Unknowing passers-by of the historic Boone-Murphy House at 714 W. Fourth Ave. shortly after 11 a.m. Wednesday probably did a double-take, wondering if they had somehow traveled 150 years or so back in time after they saw a woman in a mid-1800s style dress walking about and a pair of blue-clad Union (Kansas “Red Leg”) soldiers — complete with weaponry — standing guard outside the residence.
The three were actually Civil War re-enactors, adding a sense of period realism to the dedication of the renovated residence that was built around 1860 and served as Union army headquarters during the time of the October 1863 Battle of Pine Bluff. Originally situated at 702 W. Second Ave. (at a corner of West Second Avenue and South Beech Street) and moved by the Heckatoo Heritage Foundation in 1977 to its present location within the Fifth Avenue Historic District, the structure was placed on the National Register of Historic Places in 1979.
Heckatoo not only financed the move, but also donated the building and the land it occupies to the city.
In keeping with its status, the structure will now serve as the headquarters of the Pine Bluff Historic Commission. Several commissioners were on hand for the dedication service.
“It will also be available for tours and use by local civic groups, at least once it’s furnished,” Mayor Debe Hollingsworth said while addressing event attendees.
Hollingsworth said the site has an important purpose, especially to area youth.
“It tells the important story of the Battle of Pine Bluff and its significance in the Union Army’s strategy for control of the Arkansas River Valley and the wider war west of the Mississippi River, also known as the Trans-Mississippi campaign,” she said.
Hollingsworth noted that Union Gen. Powell Clayton, commander of the controlling Federal forces, actually resided in the house for a spell in addition to utilizing it as his headquarters. Clayton, a Republican, became Arkansas’ governor a few years after the war. Later, he served as the U.S. ambassador to Mexico.
Before concluding her remarks, Hollingsworth thanked several agencies and groups that had provided grants and other financial assistance in the rehabilitation effort.

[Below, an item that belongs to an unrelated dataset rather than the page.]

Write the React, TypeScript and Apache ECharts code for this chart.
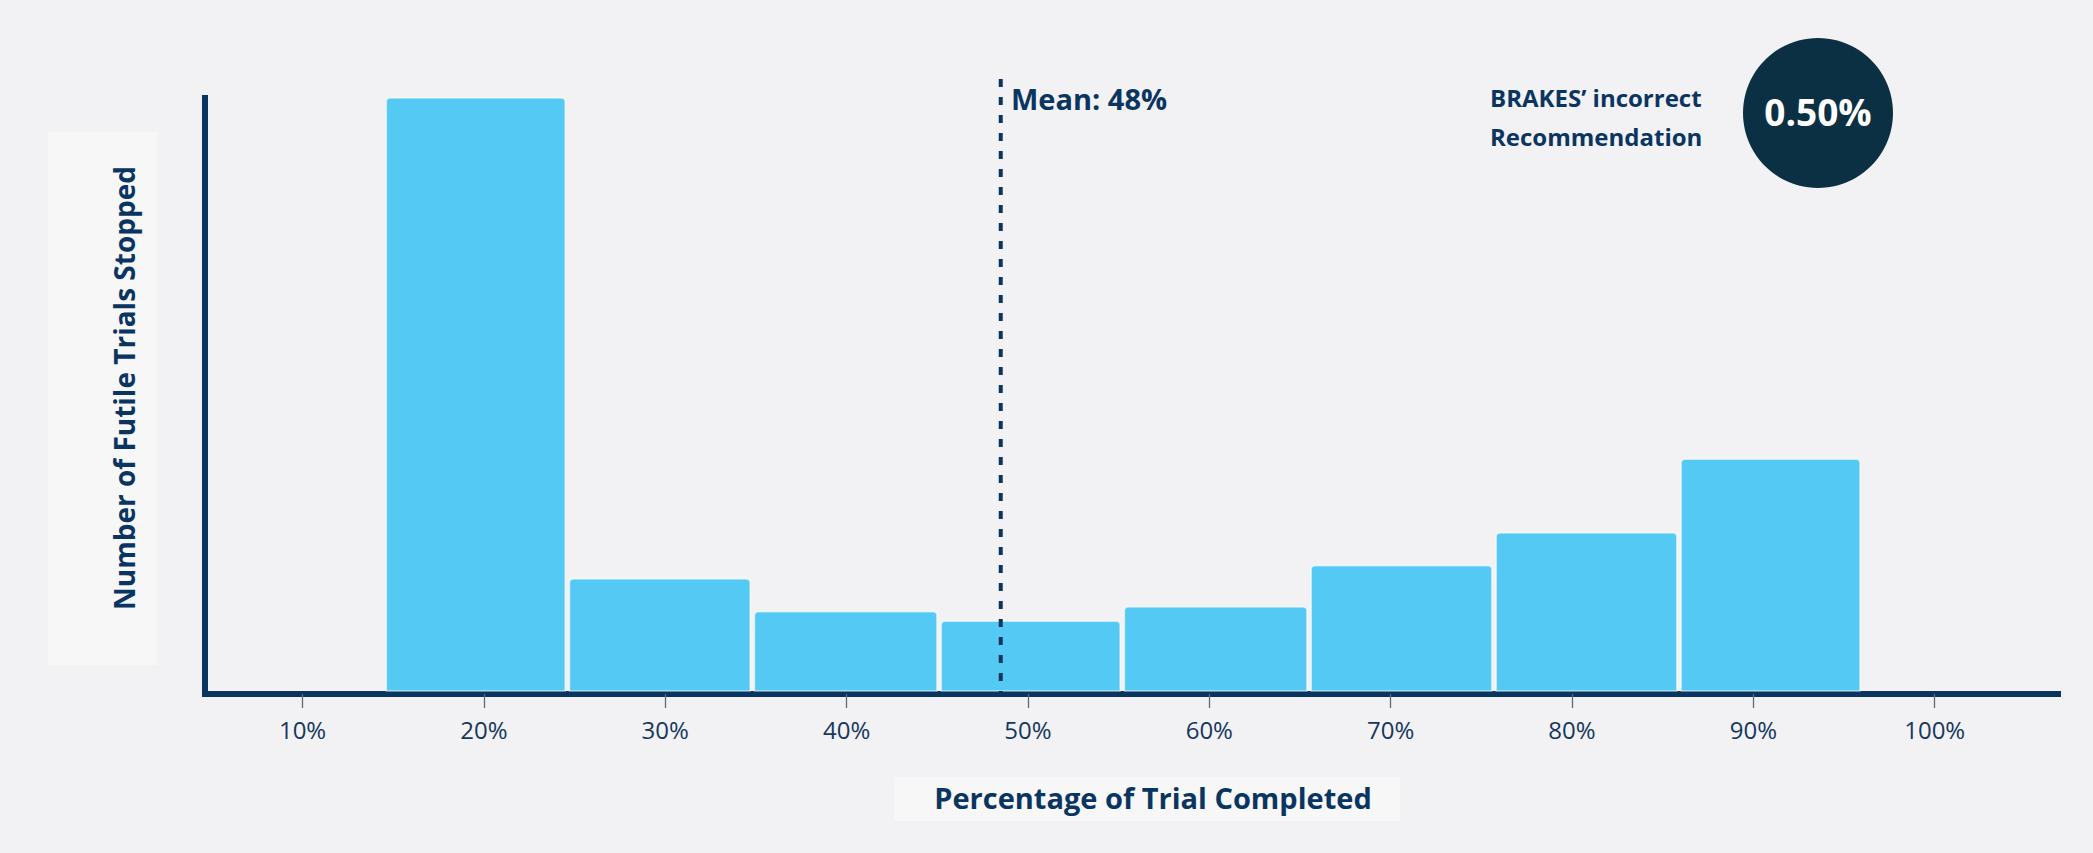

The house was constructed by Thomas A. Boone. After the war, according to historian Ron Kelley, Boone mortgaged the house to Robert S. Thompson and William H. Dupuy. When a loan to the two was not paid, the property was sold to John P. Murphy, who resided there until his death in 1892.
Afterward, Murphy’s widow married Charles F. Moore. The couple continued to reside there.
“The city began rehabilitating the house in 2010 and just completed the work this month,” Hollingsworth said.